Vu la procédure suivante :
Procédure contentieuse antérieure :
M. A...C...a demandé au tribunal administratif de Paris d'annuler la décision du 9 février 2018 par laquelle le ministre de l'intérieur a rejeté sa demande d'entrée sur le territoire au titre de l'asile et a prescrit son réacheminement vers la Russie ou tout autre pays où il est légalement admissible.
Par un jugement n° 1802085/8 du 14 février 2018, le tribunal administratif de Paris a annulé la décision attaquée.

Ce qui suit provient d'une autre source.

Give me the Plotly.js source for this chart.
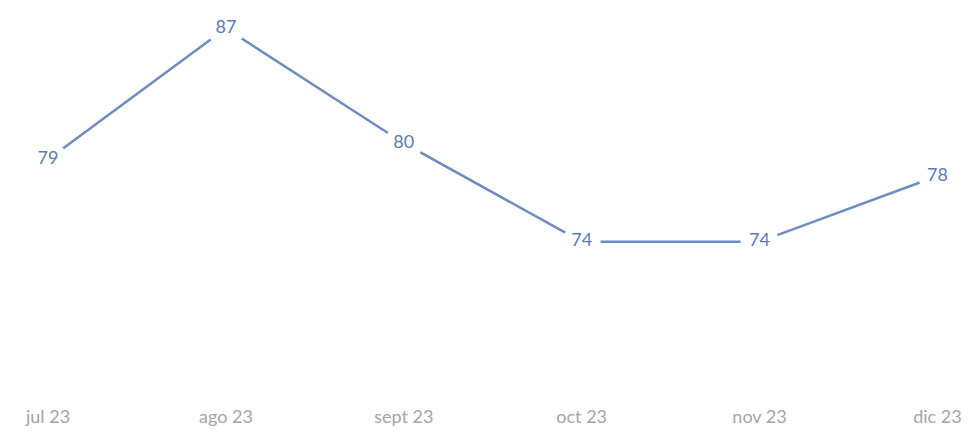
<!DOCTYPE html>
<html><head><meta charset="utf-8">
<script src="https://cdn.plot.ly/plotly-3.0.1.min.js"></script>
<style>html,body{margin:0;padding:0;background:#fff}#chart{width:973px;height:431px}</style>
</head><body><div id="chart"></div>
<script>
const months = ["jul 23", "ago 23", "sept 23", "oct 23", "nov 23", "dic 23"];
const values = [79, 87, 80, 74, 74, 78];

const trace = {
  x: months, y: values,
  type: "scatter", mode: "lines+markers+text",
  line: {color: "#6f8cc0", width: 2.5},
  marker: {color: "#ffffff", size: 38, line: {width: 0}},
  text: values.map(String),
  textposition: "middle center",
  textfont: {family: "Lato, 'Open Sans', sans-serif", size: 18, color: "#5b7bb2"},
  hoverinfo: "skip", cliponaxis: false
};
const layout = {
  width: 973, height: 431,
  margin: {l: 0, r: 0, t: 0, b: 32},
  paper_bgcolor: "#fff", plot_bgcolor: "#fff",
  showlegend: false,
  xaxis: {type: "category", range: [-0.27, 5.2], showgrid: false, zeroline: false, showline: false,
    ticks: "outside", ticklen: 1, tickcolor: "rgba(0,0,0,0)",
    tickfont: {family: "Lato, 'Open Sans', sans-serif", size: 18, color: "#a5a5a5"}},
  yaxis: {range: [64.42, 88.72], visible: false, showgrid: false, zeroline: false}
};
Plotly.newPlot("chart", [trace], layout, {staticPlot: true});
</script></body></html>
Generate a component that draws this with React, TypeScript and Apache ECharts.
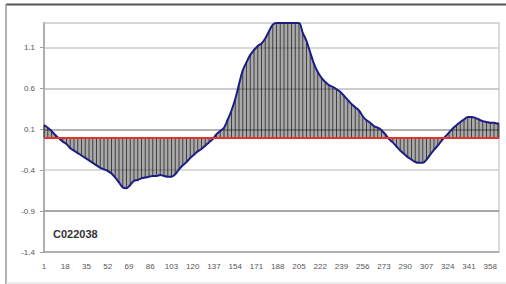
import React, { useEffect, useRef } from "react";
import * as echarts from "echarts";

// Day index (0-based) of each sample
const dayIndex = [
  0, 3, 6, 9, 12, 15, 18, 21, 24, 27, 30, 33, 36, 39, 42, 45, 48, 51, 54, 57,
  60, 63, 66, 69, 72, 75, 78, 81, 84, 87, 90, 93, 96, 99, 102, 105, 108, 111, 114, 117,
  120, 123, 126, 129, 132, 135, 138, 141, 144, 147, 150, 153, 156, 159, 162, 165, 168, 171, 174, 177,
  180, 183, 186, 189, 192, 195, 198, 201, 204, 207, 210, 213, 216, 219, 222, 225, 228, 231, 234, 237,
  240, 243, 246, 249, 252, 255, 258, 261, 264, 267, 270, 273, 276, 279, 282, 285, 288, 291, 294, 297,
  300, 303, 306, 309, 312, 315, 318, 321, 324, 327, 330, 333, 336, 339, 342, 345, 348, 351, 354, 357,
  360, 363, 364,
];

const values = [
  0.15, 0.12, 0.08, 0.03, -0.01, -0.05, -0.08, -0.13, -0.16, -0.19, -0.22, -0.25, -0.28, -0.31, -0.34, -0.37, -0.39, -0.41, -0.44, -0.49,
  -0.55, -0.61, -0.62, -0.58, -0.53, -0.52, -0.5, -0.49, -0.48, -0.47, -0.47, -0.46, -0.47, -0.48, -0.48, -0.45, -0.39, -0.34, -0.3, -0.25,
  -0.21, -0.17, -0.14, -0.1, -0.06, -0.02, 0.04, 0.08, 0.12, 0.22, 0.33, 0.47, 0.65, 0.82, 0.92, 1.01, 1.07, 1.12, 1.15, 1.21,
  1.3, 1.38, 1.4, 1.4, 1.4, 1.4, 1.4, 1.4, 1.4, 1.28, 1.18, 1.04, 0.9, 0.8, 0.73, 0.68, 0.64, 0.62, 0.59, 0.56,
  0.51, 0.46, 0.41, 0.37, 0.33, 0.26, 0.21, 0.18, 0.14, 0.12, 0.09, 0.04, -0.02, -0.06, -0.11, -0.16, -0.2, -0.24, -0.27, -0.3,
  -0.31, -0.31, -0.27, -0.21, -0.15, -0.1, -0.04, 0.01, 0.06, 0.11, 0.15, 0.19, 0.22, 0.25, 0.25, 0.24, 0.22, 0.2, 0.19, 0.18,
  0.18, 0.17, 0.17,
];

const xTickLabels = [
  "1", "18", "35", "52", "69", "86", "103", "120", "137", "154", "171",
  "188", "205", "222", "239", "256", "273", "290", "307", "324", "341", "358",
];

const yTickLabels = ["-1.4", "-0.9", "-0.4", "0.1", "0.6", "1.1"];

const seriesName = "C022038";

export default function App() {
  const ref = useRef<HTMLDivElement>(null);

  useEffect(() => {
    if (!ref.current) return;
    const chart = echarts.init(ref.current, null, { renderer: "svg" });
    const data = dayIndex.map((d, i) => [d, values[i]]);
    const font = '"Liberation Sans", Arial, sans-serif';

    chart.setOption({
      animation: false,
      backgroundColor: "#ffffff",
      grid: {
        left: 44,
        top: 23,
        right: 7,
        bottom: 32,
        show: true,
        borderColor: "#d0d0d0",
        borderWidth: 1.5,
      },
      xAxis: {
        type: "value",
        min: 0,
        max: 364,
        interval: 17,
        axisLine: { show: true, lineStyle: { color: "#a0a0a0", width: 1.5 } },
        axisTick: { show: false },
        splitLine: { show: false },
        axisLabel: {
          margin: 10,
          fontSize: 8,
          fontFamily: font,
          color: "#555",
          showMaxLabel: false,
          formatter: (v: number) => {
            const i = v / 17;
            return Number.isInteger(i) && xTickLabels[i] !== undefined ? xTickLabels[i] : "";
          },
        },
      },
      yAxis: [
        {
          type: "value",
          min: -1.4,
          max: 1.4,
          show: false,
          splitLine: { show: false },
        },
        {
          type: "value",
          position: "left",
          min: 0,
          max: 2.8,
          interval: 0.5,
          axisLine: { show: true, lineStyle: { color: "#a0a0a0", width: 1.5 } },
          axisTick: { show: true, length: 4, lineStyle: { color: "#a0a0a0" } },
          axisLabel: {
            margin: 9,
            fontSize: 8,
            fontFamily: font,
            color: "#555",
            showMaxLabel: false,
            formatter: (v: number) => {
              const i = Math.round(v / 0.5);
              return Math.abs(v / 0.5 - i) < 1e-6 && yTickLabels[i] !== undefined ? yTickLabels[i] : "";
            },
          },
          splitLine: {
            show: true,
            lineStyle: {
              color: ["#a0a0a0", "#8a8a8a", "#cfcfcf", "#9a9a9a", "#bdbdbd", "#cdcdcd", "#d5d5d5"],
              width: 1.5,
            },
          },
        },
      ],
      series: [
        {
          type: "line",
          data,
          smooth: 0.35,
          showSymbol: false,
          lineStyle: { width: 0, opacity: 0 },
          areaStyle: { color: "rgba(30,30,30,0.55)" },
          z: 1,
          silent: true,
        },
        {
          type: "bar",
          data,
          barWidth: 1,
          itemStyle: { color: "rgba(0,0,0,0.62)" },
          z: 2,
          silent: true,
        },
        {
          name: seriesName,
          type: "line",
          data,
          smooth: 0.35,
          showSymbol: false,
          lineStyle: { color: "#1c1c86", width: 2 },
          z: 3,
          markLine: {
            silent: true,
            symbol: ["none", "none"],
            label: { show: false },
            lineStyle: { color: "#e8322a", width: 2, type: "solid" },
            data: [{ yAxis: 0 }],
          },
        },
      ],
      graphic: [
        {
          type: "line",
          shape: { x1: 6, y1: 4.5, x2: 506, y2: 4.5 },
          style: { stroke: "#555", lineWidth: 2 },
        },
        {
          type: "line",
          shape: { x1: 6, y1: 4, x2: 6, y2: 284 },
          style: { stroke: "#9a9a9a", lineWidth: 1.5 },
        },
        {
          type: "line",
          shape: { x1: 6, y1: 283, x2: 506, y2: 283 },
          style: { stroke: "#dddddd", lineWidth: 1 },
        },
        {
          type: "text",
          left: 53,
          top: 228,
          style: {
            text: seriesName,
            font: 'bold 11px "Liberation Sans", Arial, sans-serif',
            fill: "#333",
          },
        },
      ],
    });

    return () => chart.dispose();
  }, []);

  return (
    <div
      ref={ref}
      style={{ position: "fixed", left: 0, top: 0, width: 506, height: 284, background: "#fff" }}
    />
  );
}
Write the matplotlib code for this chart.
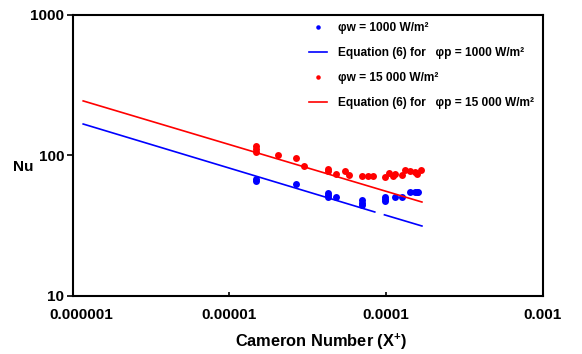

Procédure devant la cour :
Par un recours, enregistré le 20 mars 2018, le ministre de l'intérieur, représenté par la SELARL Claisse et associés, demande à la cour :
1°) d'annuler le jugement du tribunal administratif de Paris ;
2°) de rejeter la demande présentée par M. C...devant le tribunal administratif de Paris.
Il soutient que :
- la demande d'asile se fondait, contrairement à ce qu'a jugé le magistrat délégué, sur des éléments sommaires et peu crédibles ;
- le magistrat délégué s'est par ailleurs fondé sur des éléments postérieurs à la décision ;
- la décision contestée n'était pas viciée par les conditions matérielles de l'entretien avec l'officier de protection ;
- l'article 3 de la convention européenne de sauvegarde des droits de l'homme et des libertés fondamentales n'a pas été méconnu.
Vu :
- les autres pièces du dossier ;
- la convention européenne de sauvegarde des droits de l'homme et des libertés fondamentales ;
- la convention de Genève du 28 juillet 1951 sur le statut des réfugiés ;
- le code de l'entrée et du séjour des étrangers et du droit d'asile ;
- la loi n° 91-647 du 10 juillet 1991 et son décret d'application n° 91-1266 du
19 décembre 1991 ;
- le code de justice administrative.
Vu la décision du président de la formation de jugement de dispenser le rapporteur public, sur sa proposition, de prononcer des conclusions à l'audience.
Les parties ont été régulièrement averties du jour de l'audience.
Ont été entendu au cours de l'audience publique :
- le rapport de M. Bernier,
- et les observations de MeB..., représentant le ministre de l'intérieur.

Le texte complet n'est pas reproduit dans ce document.